Children in this modern world are more dependent than ever on their parents to navigate them through the labyrinth technology creates, whether they know it or not. Seth Whitmer, an executive for healthcare organizations, has a guide to help you steer your children in the right direction.
The ﬁrst thing to do is to establish the ground rules for technology use in your household. While the initial draft should be completed by the parents, Hiram Seth Whitmer suggests it is a good idea to introduce a democratic process along the way by having a family meeting and discussing the plan. Here, you can determine what your children want to use their devices for, as well as why.
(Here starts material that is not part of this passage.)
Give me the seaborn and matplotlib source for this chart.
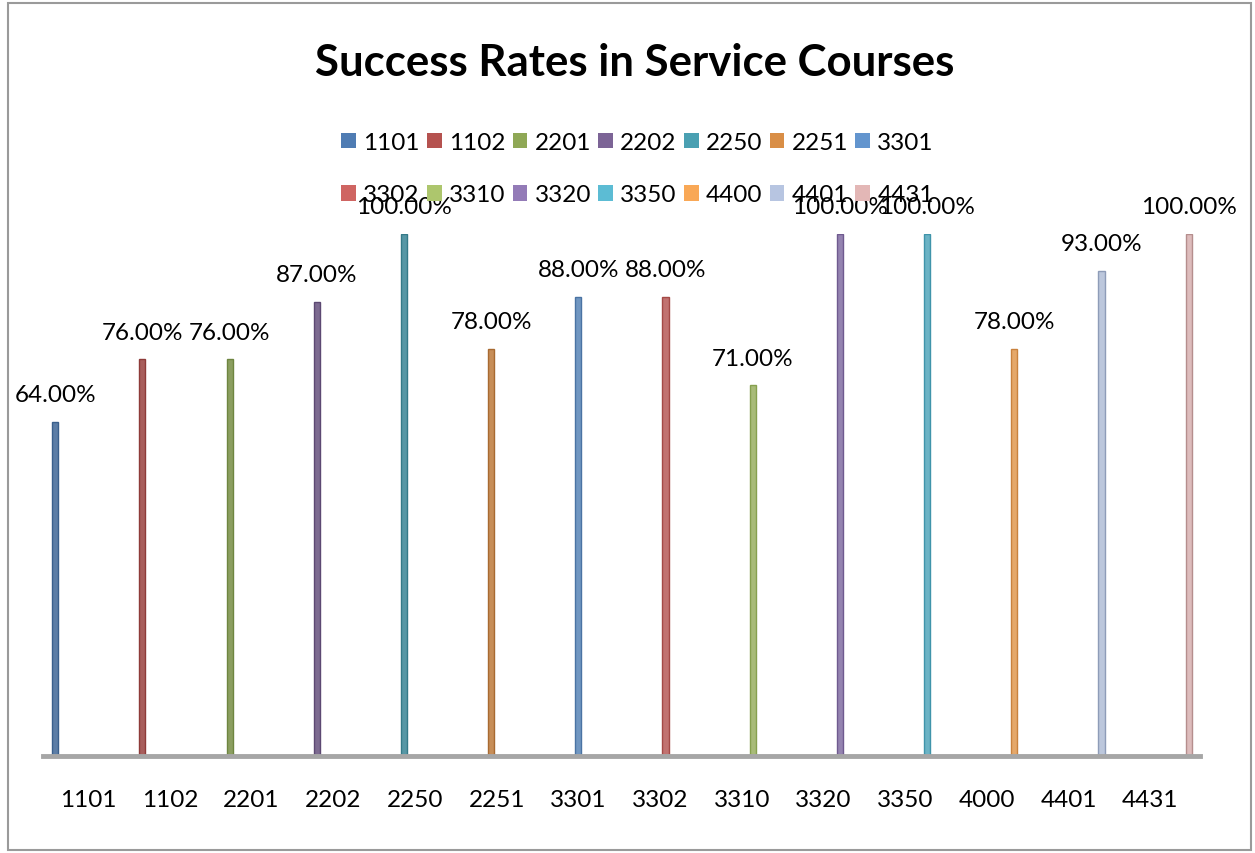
import pandas as pd
import matplotlib.pyplot as plt
import matplotlib.patches as mpatches
import seaborn as sns

# series names (legend) and category labels (x axis)
series = ['1101', '1102', '2201', '2202', '2250', '2251', '3301',
          '3302', '3310', '3320', '3350', '4400', '4401', '4431']
categories = ['1101', '1102', '2201', '2202', '2250', '2251', '3301',
              '3302', '3310', '3320', '3350', '4000', '4401', '4431']
success = [64, 76, 76, 87, 100, 78, 88, 88, 71, 100, 100, 78, 93, 100]

colors = ['#4F7CB3', '#B5524F', '#8FA856', '#7C6496', '#4AA0B2', '#D98E46', '#6395CE',
          '#CF6562', '#ADC66D', '#937BB7', '#5CBCD4', '#F9A856', '#B7C5E1', '#E3B7B6']
edges = ['#3A5F8C', '#8E3B39', '#6E8540', '#5C4872', '#357A88', '#A86A31', '#4A73A3',
         '#A44946', '#86A04E', '#6F5A8F', '#3F94AA', '#C9823E', '#8E9CB8', '#B58E8D']

df = pd.DataFrame({'course': categories, 'series': series, 'rate': success})

sns.set_style("white")
plt.rcParams['font.family'] = ['Lato', 'DejaVu Sans']
plt.rcParams['text.color'] = 'black'
plt.rcParams['xtick.color'] = 'black'

fig = plt.figure(figsize=(12.55, 8.54), dpi=100)
ax = fig.add_axes([43 / 1255, 1 - 757 / 854, (1200 - 43) / 1255, (757 - 235) / 854])

sns.barplot(data=df, x='course', y='rate', hue='series', palette=colors,
            dodge=False, width=0.07, legend=False, ax=ax)
for patch, ec in zip(ax.patches, edges):
    patch.set_edgecolor(ec)
    patch.set_linewidth(1)

ax.set_xlim(-0.14, 13.13)
ax.set_ylim(0, 100)

# data labels
for i, v in enumerate(success):
    ax.annotate(f'{v:.2f}%', (i, v), xytext=(0, 19.5), textcoords='offset points',
                ha='center', va='center', fontsize=17.5, annotation_clip=False)

# category labels sit offset from the bars (3d look)
ax.set_xticks([0.378 + 0.937 * i for i in range(len(categories))])
ax.set_xticklabels(categories, fontsize=17.5)
ax.tick_params(axis='x', length=0, pad=24)
ax.set_yticks([])
ax.set_xlabel('')
ax.set_ylabel('')
for s in ['top', 'right', 'left']:
    ax.spines[s].set_visible(False)
ax.spines['bottom'].set_color('#A6A6A6')
ax.spines['bottom'].set_linewidth(3.5)

fig.text(0.506, 1 - 63 / 854, 'Success Rates in Service Courses', ha='center', va='center',
         fontsize=31.5, fontweight='bold')

# legend: row by row, 7 per row
handles = [mpatches.Patch(facecolor=c, edgecolor='none', label=s) for s, c in zip(series, colors)]
order = []
for col in range(7):
    order += [col, col + 7]
fig.legend([handles[i] for i in order], [series[i] for i in order], ncol=7,
           loc='upper center', bbox_to_anchor=(0.508, 1 - 111 / 854), frameon=False,
           fontsize=17.5, handlelength=0.6, handleheight=0.6, handletextpad=0.3,
           columnspacing=0.3, labelspacing=1.3)

# chart border
fig.patches.append(mpatches.Rectangle((8 / 1255, 3 / 854), 1 - 12 / 1255, 1 - 7 / 854,
                                      transform=fig.transFigure, fill=False,
                                      edgecolor='#9A9A9A', linewidth=1.5))

fig.savefig('out.png', dpi=100)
There can also be an open discussion about self-regulation, and in this case one of the best reinforcements for it is to lead by example as a parent: Explain to your children that your devices are both useful tools and great entertainment, but also that you know that too much of a good thing is detrimental.
Keep Yourself Informed
The power of staying informed can be highly eﬀective when it comes to staying on top of things. Keep yourself in the loop about everyone your children are communicating with and for how long, with a vigilant eye for any problematic discussions or relationships. According to Seth Whitmer, your goal should be to have one foot in the door in the lives of your children until they are able to make these decisions on their own. In addition, new apps, shows, and games are being created every day; it’s always a good idea to check in on which of these your children like to use (as well as what’s popular right now), and help them steer clear of anything inappropriate. Be a ﬁlter that is ﬁrm but gracious.
Pacing Wi-Fi Access
There are going to be times when it is acceptable (for example, after completing homework or chores) and times when it is not (a common example is during meals). Throttling Wi-Fi usage is a good way to maintain order and discipline for the family activities that need to be internet-free, but more importantly it will teach your children the importance of having said activities. It also reinforces the idea that family will always come ﬁrst, and technology second.
Family Time in a New Way
One way to limit the use of technology in a positive way is to set aside time for a family activity oriented around it. Planning an activity where everyone is using their device such as playing a game together allows your children the reward of being able to use technology while also being under the direct supervision and engaged in something that will bring everyone closer together instead of being in isolation. While it’s still important to plan activities that are technology-free, in this case you can use it to your advantage.
Let Kids be Kids
The most important thing to understand throughout all of this is that kids will always be kids. They will be curious, always learning and sometimes making mistakes along the way. They also won’t understand everything when it comes to why there have to be limits in the ﬁrst place, but what they really need at the end of the day is encouragement. They need to know that it is okay to use technology for their interests, and that imposed limitations are not indicative that their interests are inappropriate. Much like with any other privilege granted to your children, they need to understand that you as a parent know best about it, and the best way to reinforce this is with a loving and genuine example.
Seth Whitmer’s Final Thoughts
It might be tricky to manage technology in a family household when it has such a colossal presence in everyday life, but it can be done and you as a parent have the power to set a positive example. As Hiram Seth Whitmer has stated, parents must set standards, remain informed, throttle Wi-Fi access, spend family time in a new way, and let your kids be kids.